Article: Stopping the boats is about smashing social solidarity by Max Lane

(This article was first published in RED FLAG newspaper on June 18, 2015.)

It seems fairly certain now that Australian Customs and Navy personnel paid the captain and crew of an Indonesian ship carrying 65 asylum seekers, including children and a pregnant woman, to take the Sri Lankans, Bangladeshis and Burmese back to Indonesia.

Sixty-five desperate people, all from situations of misery and repression, who had no doubt spent much of their little cash on the boat ride to New Zealand, were put on two new boats and turned around. This is despite requests by the refugees to be taken on board the Customs and Navy ships.

The Australian state paid the crew to betray their desperate customers and take them back to a society with a per capita income of only US$4,000 per year and mass poverty. No offer was made to bring them to Australia, one of the richest countries in the world (whatever the unjust distribution of that wealth).

Former Labor prime minister Paul Keating introduced mandatory detention. Then Liberal PM John Howard escalated the propaganda about “border security”. His government told the disgusting lie in 2001 that children were “thrown overboard” by asylum seekers in order to force the Navy to rescue them. And it instituted the notorious “Pacific solution”.

Since then, “stop the boats” has become a central platform in the Australian ruling class’s ideological agitation, articulated by both the Liberals and the ALP. It was Rudd’s ALP that came up with the cruel policy that no refugee arriving by boat would ever be settled in Australia, but instead be sent to Papua New Guinea. Abbott added to this with the criminal and inhumane tow-back policy.

But why?

Neither party is opposed to receiving refugees in Australia. In 2012-13, 20,000 visas were issued under Australia’s humanitarian program, according to the Department of Immigration. This is nowhere near enough, but it indicates that the elites here have no in-principle objection to refugees settling in Australia. People arriving in Australia on tourist visas by plane who then seek asylum also face minimal obstacles to their settlement.

Neither are the numbers of arrivals by boat huge: in 2009-13, the average was around 10,000 per year. This is an easily absorbable number of people in a population of 24 million. And it is only a fraction of the total annual migration to Australia (around 200,000 people). So why is the hysterical agitation of “stop the boats” and “illegal arrivals” (they are not illegal) so central?

The idea that it is about “defending sovereign borders” is, of course, a joke. Most boats aim only to arrive at Christmas Island, which is a huge distance from the Australian continent and hardly within real borders. The same is true for Ashmore Reef.

As a huge island continent, Australia has always had porous borders. Until Howard’s Tampa agitation, it was considered only a minor problem to do with small numbers of smugglers.

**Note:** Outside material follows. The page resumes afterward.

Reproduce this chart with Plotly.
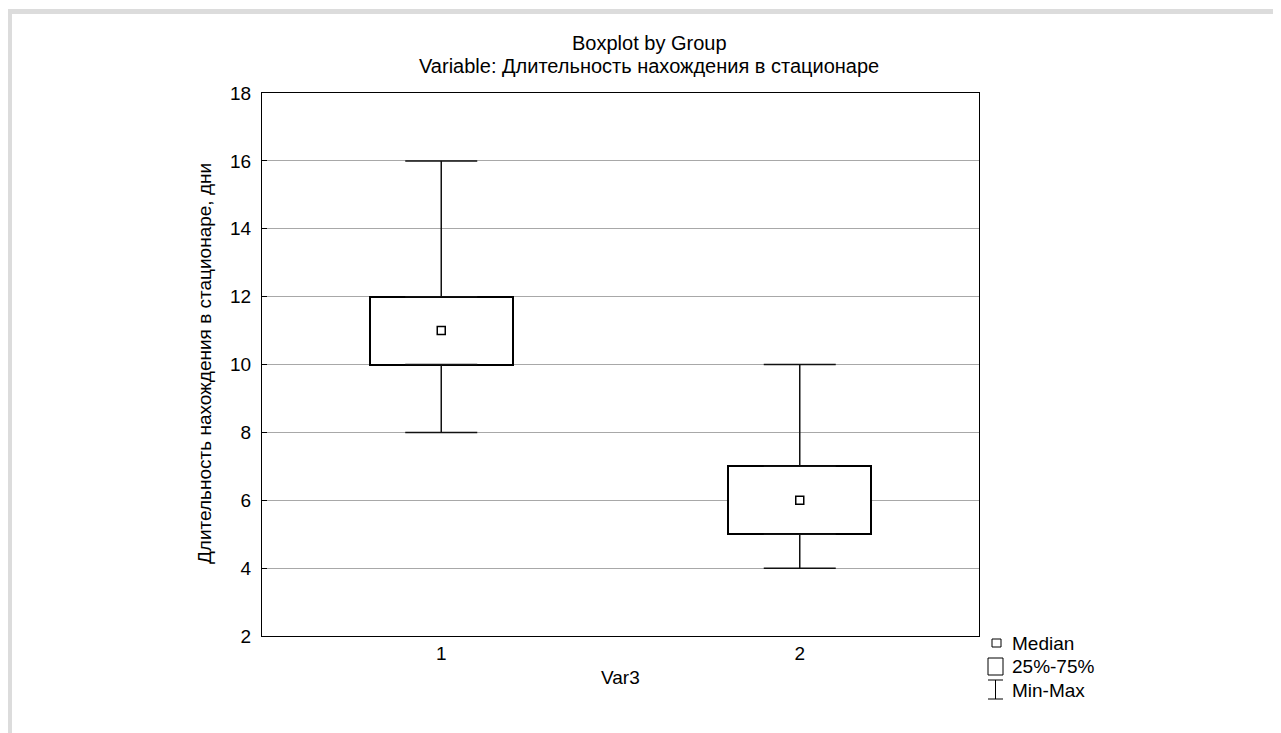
import plotly.graph_objects as go

# ---- data ----
groups = [1, 2]
group_labels = ["1", "2"]
medians = [11, 6]
q1 = [10, 5]
q3 = [12, 7]
mins = [8, 4]
maxs = [16, 10]
y_ticks = [2, 4, 6, 8, 10, 12, 14, 16, 18]

title1 = "Boxplot by Group"
title2 = "Variable: Длительность нахождения в стационаре"
y_title = "Длительность нахождения в стационаре, дни"
x_title = "Var3"
legend_items = ["Median", "25%-75%", "Min-Max"]

# ---- layout helpers (screen pixel -> paper) ----
SW, SH = 1281, 733          # browser window
OFF = 8                     # page body margin
W, H = SW - OFF, SH - OFF   # figure size
L, R, T, B = 262, 979, 93, 636   # plot area in screen pixels


def px(x):
    return (x - L) / (R - L)


def py(y):
    return (B - y) / (B - T)


FONT = "Liberation Sans, Arial, sans-serif"
FS = 19

fig = go.Figure()

# boxes (25%-75%)
fig.add_trace(go.Bar(
    x=groups,
    y=[b - a for a, b in zip(q1, q3)],
    base=q1,
    width=0.4,
    marker=dict(color="white", line=dict(color="black", width=2)),
    hoverinfo="skip",
    showlegend=False,
))

# upper whiskers
fig.add_trace(go.Scatter(
    x=groups, y=q3, mode="markers",
    marker=dict(size=1, opacity=0),
    error_y=dict(type="data", symmetric=False,
                 array=[mx - b for mx, b in zip(maxs, q3)],
                 arrayminus=[0] * len(groups),
                 width=36, thickness=1.5, color="#111111"),
    hoverinfo="skip", showlegend=False,
))
# lower whiskers
fig.add_trace(go.Scatter(
    x=groups, y=q1, mode="markers",
    marker=dict(size=1, opacity=0),
    error_y=dict(type="data", symmetric=False,
                 array=[0] * len(groups),
                 arrayminus=[a - mn for a, mn in zip(q1, mins)],
                 width=36, thickness=1.5, color="#111111"),
    hoverinfo="skip", showlegend=False,
))
# medians
fig.add_trace(go.Scatter(
    x=groups, y=medians, mode="markers",
    marker=dict(symbol="square", size=8, color="white",
                line=dict(color="black", width=1.5)),
    showlegend=False,
))

shapes = []
# gray outer frame
GRAY = "#dcdcdc"
shapes.append(dict(type="rect", xref="paper", yref="paper",
                   x0=px(OFF), x1=px(SW + 5), y0=py(9), y1=py(14),
                   fillcolor=GRAY, line=dict(width=0), layer="below"))
shapes.append(dict(type="rect", xref="paper", yref="paper",
                   x0=px(OFF), x1=px(12), y0=py(9), y1=py(SH + 5),
                   fillcolor=GRAY, line=dict(width=0), layer="below"))

# legend icons
shapes.append(dict(type="rect", xref="paper", yref="paper",
                   x0=px(992), x1=px(1001), y0=py(639), y1=py(647),
                   fillcolor="white", line=dict(color="black", width=1)))
shapes.append(dict(type="rect", xref="paper", yref="paper",
                   x0=px(988), x1=px(1003), y0=py(658), y1=py(675),
                   fillcolor="white", line=dict(color="black", width=1)))
shapes.append(dict(type="line", xref="paper", yref="paper",
                   x0=px(995.5), x1=px(995.5), y0=py(680), y1=py(699),
                   line=dict(color="black", width=1)))
shapes.append(dict(type="line", xref="paper", yref="paper",
                   x0=px(988), x1=px(1003), y0=py(680), y1=py(680),
                   line=dict(color="black", width=1)))
shapes.append(dict(type="line", xref="paper", yref="paper",
                   x0=px(988), x1=px(1003), y0=py(699), y1=py(699),
                   line=dict(color="black", width=1)))

annotations = []
annotations.append(dict(text=title1, xref="paper", yref="paper",
                        x=px(649), y=py(43), xanchor="center", yanchor="middle",
                        showarrow=False, font=dict(size=20)))
annotations.append(dict(text=title2, xref="paper", yref="paper",
                        x=px(649), y=py(66), xanchor="center", yanchor="middle",
                        showarrow=False, font=dict(size=20)))
annotations.append(dict(text=y_title, xref="paper", yref="paper",
                        x=px(205), y=py(364), xanchor="center", yanchor="middle",
                        textangle=-90, showarrow=False, font=dict(size=FS)))
annotations.append(dict(text=x_title, xref="paper", yref="paper",
                        x=px(620), y=py(677), xanchor="center", yanchor="middle",
                        showarrow=False, font=dict(size=FS)))
for txt, yy in zip(legend_items, [643, 666, 690]):
    annotations.append(dict(text=txt, xref="paper", yref="paper",
                            x=px(1010), y=py(yy), xanchor="left", yanchor="middle",
                            showarrow=False, font=dict(size=FS)))

fig.update_layout(
    width=W, height=H,
    margin=dict(l=L - OFF, r=SW - R, t=T - OFF, b=SH - B, autoexpand=False),
    paper_bgcolor="white", plot_bgcolor="white",
    font=dict(family=FONT, size=FS, color="black"),
    shapes=shapes, annotations=annotations,
    bargap=0,
)
fig.update_xaxes(
    range=[0.5, 2.5], tickvals=groups, ticktext=group_labels,
    showgrid=False, zeroline=False,
    showline=True, mirror=True, linecolor="black", linewidth=1,
    ticks="", fixedrange=True,
)
fig.update_yaxes(
    range=[2, 18], tickvals=y_ticks,
    showgrid=True, gridcolor="#a8a8a8", gridwidth=1, zeroline=False,
    showline=True, mirror=True, linecolor="black", linewidth=1,
    ticks="inside", ticklen=5, tickcolor="black", ticklabelstandoff=6,
    fixedrange=True,
)

fig.write_html("out.html")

Furthermore, the refugees coming by boat are not trying to sneak into Australia – they report directly and as quickly as they can to Australian authorities.

So why?

There is only once conclusion: the issue fulfils a propaganda need for the Australian ruling class. It uses the issue to undermine any philosophy of collective solidarity. The policies legitimise cruelty and inhumanity towards others in the name of “defending sovereignty”, which has become a code word for an illusory “what we have”. This helps legitimise the idea that the world’s have-nots should “wait their turn” in a “queue” that is policed by the haves. This is the reason that “both sides” of bourgeois politics agitate around this issue.

In one sense, it is a good sign that the elite feel that they need such an issue, and that they have to make it so central to their politics. The need indicates that they fear the Australian public’s sense of solidarity with others would otherwise come to the fore. In a society where the trend is for wealth to be redistributed upwards, while cutting back on the level of social services and culture for the majority, an awakened sense of solidarity among people would be a disaster for the ruling class.

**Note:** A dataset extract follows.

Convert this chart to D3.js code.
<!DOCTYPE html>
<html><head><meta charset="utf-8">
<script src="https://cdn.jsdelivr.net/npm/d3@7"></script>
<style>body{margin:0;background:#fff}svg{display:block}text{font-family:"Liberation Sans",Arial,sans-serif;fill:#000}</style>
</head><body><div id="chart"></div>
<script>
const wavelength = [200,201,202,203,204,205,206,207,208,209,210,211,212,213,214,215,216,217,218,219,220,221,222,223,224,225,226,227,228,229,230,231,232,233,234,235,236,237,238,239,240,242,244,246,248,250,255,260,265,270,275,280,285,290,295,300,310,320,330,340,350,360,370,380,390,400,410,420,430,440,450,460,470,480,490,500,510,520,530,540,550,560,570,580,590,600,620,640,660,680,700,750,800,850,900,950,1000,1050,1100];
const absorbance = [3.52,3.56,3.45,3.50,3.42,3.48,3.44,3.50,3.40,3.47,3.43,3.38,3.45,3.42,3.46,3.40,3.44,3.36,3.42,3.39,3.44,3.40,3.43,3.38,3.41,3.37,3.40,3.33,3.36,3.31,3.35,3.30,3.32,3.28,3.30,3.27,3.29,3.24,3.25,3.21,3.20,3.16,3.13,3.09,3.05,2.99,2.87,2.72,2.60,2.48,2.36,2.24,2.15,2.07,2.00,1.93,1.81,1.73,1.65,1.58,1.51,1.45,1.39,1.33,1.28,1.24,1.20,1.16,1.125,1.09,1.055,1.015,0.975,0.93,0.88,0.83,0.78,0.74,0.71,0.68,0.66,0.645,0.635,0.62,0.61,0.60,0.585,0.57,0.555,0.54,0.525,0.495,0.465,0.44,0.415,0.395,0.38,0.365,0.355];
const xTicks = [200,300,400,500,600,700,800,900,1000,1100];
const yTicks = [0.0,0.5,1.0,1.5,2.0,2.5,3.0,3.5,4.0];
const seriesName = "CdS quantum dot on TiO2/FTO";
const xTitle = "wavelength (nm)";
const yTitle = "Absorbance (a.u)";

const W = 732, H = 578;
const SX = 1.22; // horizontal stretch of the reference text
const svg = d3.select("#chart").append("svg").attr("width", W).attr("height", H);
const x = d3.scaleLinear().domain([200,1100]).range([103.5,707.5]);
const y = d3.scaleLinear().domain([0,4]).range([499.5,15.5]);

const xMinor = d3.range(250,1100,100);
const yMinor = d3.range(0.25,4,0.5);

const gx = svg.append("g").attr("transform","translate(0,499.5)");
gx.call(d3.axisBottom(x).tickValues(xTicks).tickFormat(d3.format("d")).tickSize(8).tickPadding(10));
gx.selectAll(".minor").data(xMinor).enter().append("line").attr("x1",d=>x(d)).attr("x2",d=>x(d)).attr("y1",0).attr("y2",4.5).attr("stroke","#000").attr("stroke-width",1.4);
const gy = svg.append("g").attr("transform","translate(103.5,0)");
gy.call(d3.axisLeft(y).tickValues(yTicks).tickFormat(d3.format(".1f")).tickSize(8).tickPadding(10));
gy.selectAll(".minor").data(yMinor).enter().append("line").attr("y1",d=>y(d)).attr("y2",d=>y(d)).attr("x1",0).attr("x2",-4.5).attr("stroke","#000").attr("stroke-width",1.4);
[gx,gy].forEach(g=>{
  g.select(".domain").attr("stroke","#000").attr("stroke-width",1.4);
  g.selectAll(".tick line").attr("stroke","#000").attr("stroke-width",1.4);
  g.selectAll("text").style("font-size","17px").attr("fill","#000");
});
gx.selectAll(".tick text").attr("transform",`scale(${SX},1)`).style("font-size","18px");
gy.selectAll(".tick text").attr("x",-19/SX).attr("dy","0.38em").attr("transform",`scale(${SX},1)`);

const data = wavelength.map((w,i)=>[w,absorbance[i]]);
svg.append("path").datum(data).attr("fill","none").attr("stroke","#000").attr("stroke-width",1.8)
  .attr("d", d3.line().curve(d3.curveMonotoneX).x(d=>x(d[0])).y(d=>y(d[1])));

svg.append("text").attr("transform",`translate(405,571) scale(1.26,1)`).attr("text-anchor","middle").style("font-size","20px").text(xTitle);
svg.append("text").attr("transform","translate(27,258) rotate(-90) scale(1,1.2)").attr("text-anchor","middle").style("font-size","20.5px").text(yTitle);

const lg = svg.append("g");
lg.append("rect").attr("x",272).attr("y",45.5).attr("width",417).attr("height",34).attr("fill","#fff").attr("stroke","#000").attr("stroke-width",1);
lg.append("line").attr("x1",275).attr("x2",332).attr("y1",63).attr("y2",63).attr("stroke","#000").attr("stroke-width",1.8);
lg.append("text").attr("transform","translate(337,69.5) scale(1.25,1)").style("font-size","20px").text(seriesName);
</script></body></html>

“Aspiration”, the cry, is legitimate – but the rich want aspirations fulfilled only for themselves and their close associates. “Defend our borders” is their code word for defending self-interest, even if it means cruelty to others.

This is an existential issue for late capitalism and its escalating upward redistribution. In a rich country like Australia, with a per capita income of $40,000 per year and already advanced infrastructure, which is in a situation of serious relative abundance, where can society be taken?

There are only two choices: more and more redistribution upwards as we head for some kind of technologically advanced barbarism of walled elites, or using that abundance to improve the quality of life for all human beings.

“Stop the boats”, and similar cruel, anti-human slogans, are one of the ruling class’s weapons to defend their choice. Systematising cruelty is laying the foundation for barbarism.